Plant compounds in muscadine grapes block coronavirus replication
Plant compounds found in muscadine grapes, dark chocolate, and green tea can bind to and inhibit the coronavirus’ main protease (Mpro), which plays a key role in viral gene expression and replication.
Study co-author and plant biologist Professor De-Yu Xie explained that proteases are important to the health and viability of cells and viruses. For example, cells cannot perform many important functions like replication if proteases are inhibited.
“One of our lab’s focuses is to find nutraceuticals in food or medicinal plants that inhibit either how a virus attaches to human cells or the propagation of a virus in human cells,” said Professor Xie.
The researchers set out to investigate how Mpro in the SARS-CoV-2 virus would react when it encountered a number of different plant chemical compounds that are known for having powerful antioxidant properties.
Using computer simulations, the experts demonstrated that chemical compounds from green tea, two varieties of muscadine grapes, cacao powder and dark chocolate were able to bind to different portions of Mpro.
“Mpro in SARS-CoV-2 is required for the virus to replicate and assemble itself. If we can inhibit or deactivate this protease, the virus will die,” said Professor Xie. “Mpro has a portion that is like a ‘pocket’ that was ‘filled’ by the chemical compounds.

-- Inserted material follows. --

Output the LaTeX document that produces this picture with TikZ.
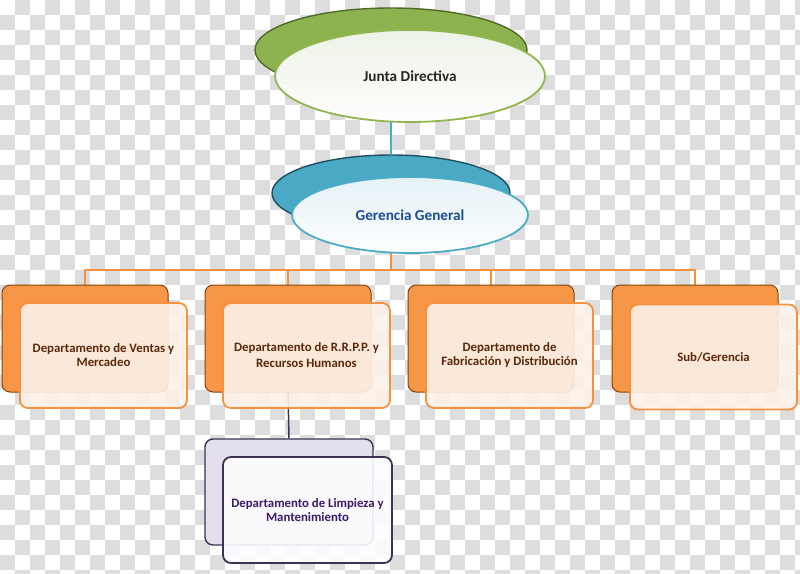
\documentclass[tikz,border=0pt]{standalone}
\usepackage{fontspec}
\setmainfont{Carlito}
\usetikzlibrary{shapes.geometric}
\definecolor{chk}{HTML}{DDDDDD}
\definecolor{grnfill}{HTML}{8DB350}
\definecolor{grndark}{HTML}{4E6B26}
\definecolor{grnline}{HTML}{8FB64F}
\definecolor{grntint}{HTML}{EEF3E8}
\definecolor{blufill}{HTML}{4AA9C4}
\definecolor{bludark}{HTML}{1F4F62}
\definecolor{bluline}{HTML}{4BACC6}
\definecolor{blutint}{HTML}{E6F2F7}
\definecolor{blutext}{HTML}{1C4C97}
\definecolor{orafill}{HTML}{F79646}
\definecolor{oradark}{HTML}{8A4208}
\definecolor{oraline}{HTML}{F5913F}
\definecolor{oratint}{HTML}{FDF2E9}
\definecolor{oratext}{HTML}{5A280A}
\definecolor{purfill}{HTML}{E4DFEC}
\definecolor{purdark}{HTML}{3F3151}
\definecolor{purtint}{HTML}{FDFCFE}
\definecolor{purtext}{HTML}{3A1B6B}
\pgfdeclarelayer{bg}
\pgfsetlayers{bg,main}
\begin{document}
\begin{tikzpicture}[x=1pt,y=-1pt,
  ellback/.style={ellipse,inner sep=0pt,line width=1.4pt},
  ellfront/.style={ellipse,inner sep=0pt,line width=1.8pt,font=\fontsize{15.2}{17}\selectfont\bfseries},
  boxback/.style={rectangle,rounded corners=8pt,inner sep=0pt,minimum width=166pt,minimum height=107pt,fill=orafill,draw=oradark,line width=1pt},
  boxfront/.style={rectangle,rounded corners=8pt,inner sep=0pt,minimum width=167pt,minimum height=105pt,draw=oraline,line width=1.8pt,fill=oratint,fill opacity=0.9,text opacity=1,text=oratext,align=center,font=\fontsize{12.8}{14}\selectfont\bfseries},
  pback/.style={boxback,minimum width=168pt,minimum height=106pt,fill=purfill,draw=purdark,line width=1.4pt},
  pfront/.style={boxfront,minimum width=169pt,minimum height=106pt,draw=purdark,fill=purtint,text=purtext},
  orline/.style={draw=oraline,line width=1.8pt},
  bline/.style={draw=bluline,line width=1.5pt},
  pline/.style={draw=purdark,line width=1.5pt}
]
\useasboundingbox (0,0) rectangle (800,573);
\begin{pgfonlayer}{bg}
\fill[white] (0,0) rectangle (800,573);
\begin{scope}
\clip (0,0) rectangle (800,573);
\foreach \j in {0,...,38}{
  \pgfmathtruncatemacro{\off}{mod(\j+1,2)}
  \foreach \i in {0,...,26}{
    \fill[chk] (\off*15+\i*30,\j*15) rectangle ++(15,15);
  }
}
\end{scope}
\end{pgfonlayer}

% Junta Directiva
\node[ellback,minimum width=272pt,minimum height=84pt,fill=grnfill,draw=grndark] (jb) at (391,50) {};
\node[ellfront,minimum width=270pt,minimum height=92pt,draw=grnline,top color=grntint,bottom color=white,middle color=grntint!60!white,text=black!85] (jf) at (410,76) {Junta Directiva};

% Gerencia General
\node[ellback,minimum width=238pt,minimum height=76pt,fill=blufill,draw=bludark] (gb) at (391,193) {};
\node[ellfront,minimum width=236pt,minimum height=76pt,draw=bluline,top color=blutint,bottom color=white,middle color=blutint!60!white,text=blutext] (gf) at (410,215) {Gerencia General};

% departments
\node[boxback] (ob1) at (85,338.5) {};
\node[boxback] (ob2) at (288,338.5) {};
\node[boxback] (ob3) at (491,338.5) {};
\node[boxback] (ob4) at (695,338.5) {};
\node[pback] (pb) at (289,492) {};

\coordinate (bus) at (391,270);
\begin{pgfonlayer}{bg}
\draw[bline] (jb.south) -- (gb.north);
\draw[orline] (gb.south) -- (bus);
\draw[orline] (ob1.north) |- (bus) -| (ob4.north);
\draw[orline] (ob2.north) -- (ob2.north |- bus);
\draw[orline] (ob3.north) -- (ob3.north |- bus);
\end{pgfonlayer}
\draw[pline] (ob2.south) -- (pb.north);

\node[boxfront] (of1) at (103.5,355.5) {Departamento de Ventas y\\Mercadeo};
\node[boxfront] (of2) at (306.5,355.5) {Departamento de R.R.P.P. y\\[2pt]Recursos Humanos};
\node[boxfront] (of3) at (509.5,355.5) {Departamento de\\Fabricación y Distribución};
\node[boxfront] (of4) at (713.5,357) {Sub/Gerencia};
\node[pfront] (pf) at (307.5,510) {Departamento de Limpieza y\\Mantenimiento};
\end{tikzpicture}
\end{document}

When this pocket was filled, the protease lost its important function.”
Lab experiments conducted in Professor Xie’s lab by PhD student Yue Zhu confirmed the results of the computer simulations. The chemical compounds in green tea and muscadine grapes were very successful at blocking the function of Mpro. In addition, plant compounds in cacao powder and dark chocolate reduced Mpro activity by about half.
“Green tea has five tested chemical compounds that bind to different sites in the pocket on Mpro, essentially overwhelming it to inhibit its function,” said Professor Xie. “Muscadine grapes contain these inhibitory chemicals in their skins and seeds. Plants use these compounds to protect themselves, so it is not surprising that plant leaves and skins contain these beneficial compounds.”
The study is published in the journal Frontiers in Plant Science.